Unless a clean room design does not work with copyrighted things and only game machanics.
I found that link at
https://forum.minetest.net/viewtopic.php?p=431893#p431893
after asking a question about any ZSTD patent grant
https://en.wikipedia.org/wiki/Zstd#License
and how best to comply with GNU Affero General Public License (AGPL).
https://forum.minetest.net/viewtopic.php?t=30112
Also I think that a user call throgh at
https://forums.hyperbola.info/viewtopic.php?pid=7366#p7366
may be correct in typing something like
Especially games need this data
Although I do not know about the grammar. I also think I have made mistakes in typing before in posts, or saving those posts at web.archive.org
I see at least 3 people may think games may be hard to play, or not possible to play without game data.
I do not know of any games that can be played on a computer without game data, unless it is something like chess in a terminal.
Also without any pointer icon and other things I will have to learn more terminal commands, with a data of a free typeface or something, so I can see what I'm typing.
https://en.wikipedia.org/wiki/Cursor_(user_interface)#Pointer
So maybe most or all data is functional data.
Most game data are image and sound files. Those are clearly not functional data.
I sometimes play Capture the flag in minetest and I see other player characters because of the image on the model and hear the sound of digging nodes to help me know if players are digging near me.

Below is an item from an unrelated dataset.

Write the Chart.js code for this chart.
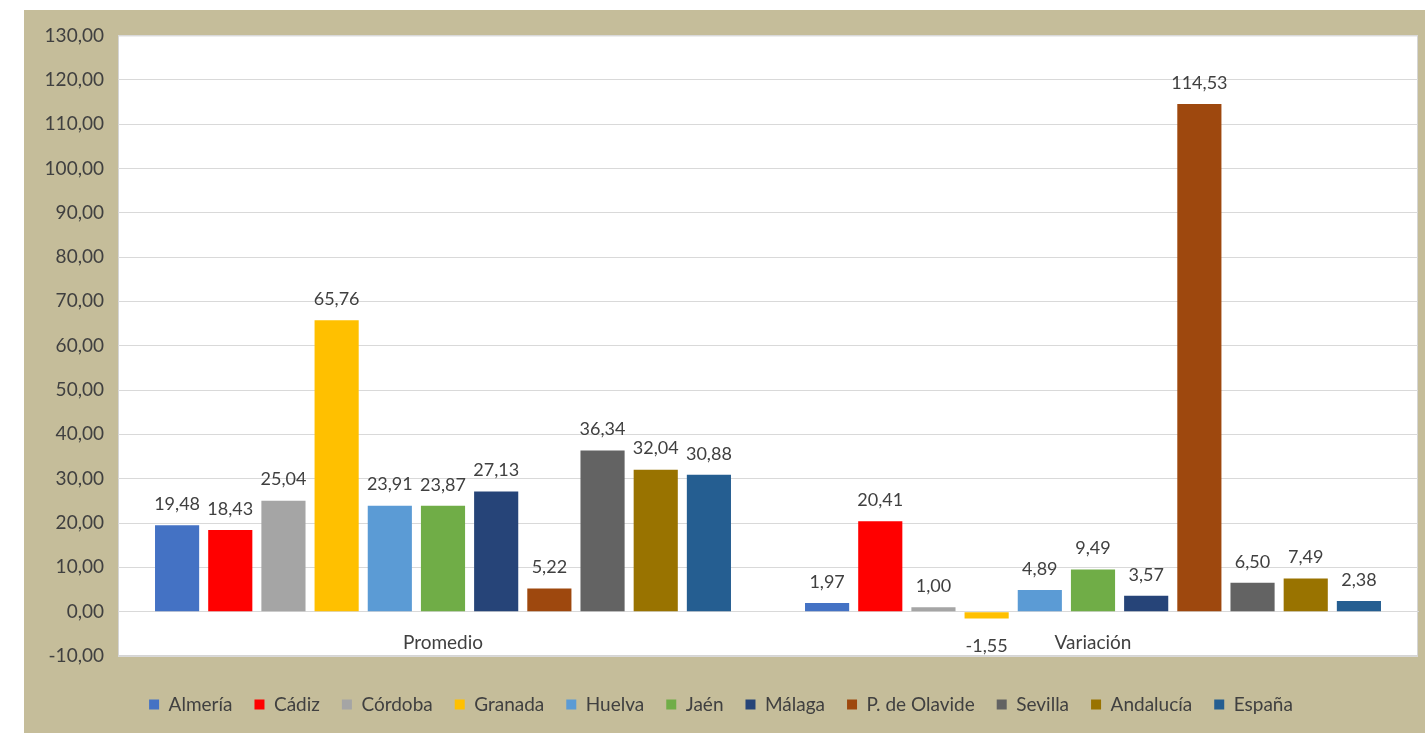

Data that isn't functional, that doesn't do a practical job, is more of an adornment to the system's software than a part of it. Thus, we don't insist on the free license criteria for non-functional data. It can be included in a free system distribution as long as its license gives you permission to copy and redistribute, both for commercial and non-commercial purposes. For example, some game engines released under the GNU GPL have accompanying game information—a fictional world map, game graphics, and so on—released under such a verbatim-distribution license. This kind of data can be part of a free system distribution, even though its license does not qualify as free, because it is non-functional.

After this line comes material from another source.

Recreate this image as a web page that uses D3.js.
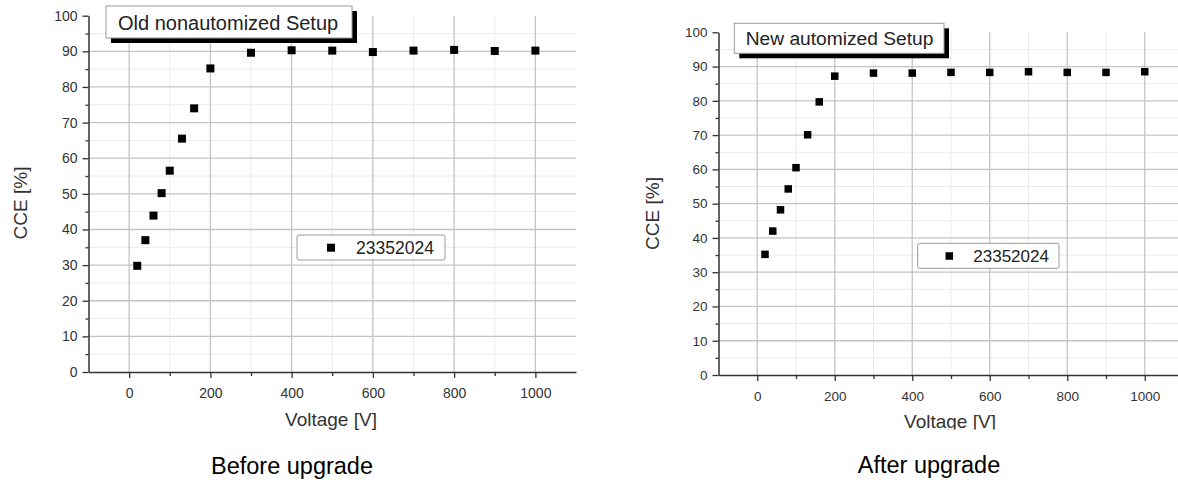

https://www.gnu.org/distros/free-system-distribution-guidelines.en.html
The images and sound on the minetest game do the "practical job", I think, of letting me see other player characters and hear them. The game map lets me play.
Also there is a game letting me turn nodes into 3d prints. Though I did not test this yet.
https://content.minetest.net/packages/Warr1024/fdmcube/
It is under the the MIT license, I think.
So map data can be used for the practical job of making 3d prints, seeing that without it the fdmcube game can not do anything, I think.
What are examples of "Data that isn't functional, that doesn't do a practical job" or is non-functional data?
This looks like a good case to clarify what "accompanying game information" means: https://github.com/flareteam/flare-game.
Flare comes in two parts: flare-engine and flare-game.
"The Flare Engine is released under GPL version 3 or later."
"All of Flare's art and data files are released under CC-BY-SA 3.0. Later versions are permitted."
If I read the FSDG correctly, flare-game could be under a restrictive license that does not allow modified versions to be distributed. That would not prevent the whole game (flare-engine + flare-game) to be distributed as long as the unmodified version of flare-game can be distributed for both commercial and non-commercial purposes.
The FSDG would not allow the game engine to be distributed if all four freedoms were not provided, but is less strict on game assets, which are not code. "Not doing a practical job" or "non-functional" should be interpreted in the narrow sense of not being code, even if the game would not be playable without. Flare makes it quite clear what is part of the code and what is part of the assets by shipping them in separate packages.
The interpretation of that paragraph is not clear to me either.
It first defines non-functional data as data that "doesn't do a practical job". However, "game information—a fictional world map, game graphics, and so on" clearly includes data that are doing such a job, which is a bit confusing since it would seemingly contradict the first sentence. A wallpaper image, for instance, would most certainly be covered by the exception as "adornment". Used as a background image in a point-and-click game, possibly not, even though in both cases it falls into the "game graphics" category. The first sentence seems to define "non-functional" more strictly, although a broader definition seems to be implicitly accepted.
Other possible examples of clearly non-functional data in a stricter sense would be a logo, a themed cursor, or the license itself. It is not clear to me how data are not doing a practical job if the software is not usable for its intended purpose without them. Maybe the wording should emphasize accompanying in "accompanying game information" to make things clearer: https://www.thefreedictionary.com/accompany.
>"seeing a user called andyprough typed..."
Good to see that this is all my fault as usual.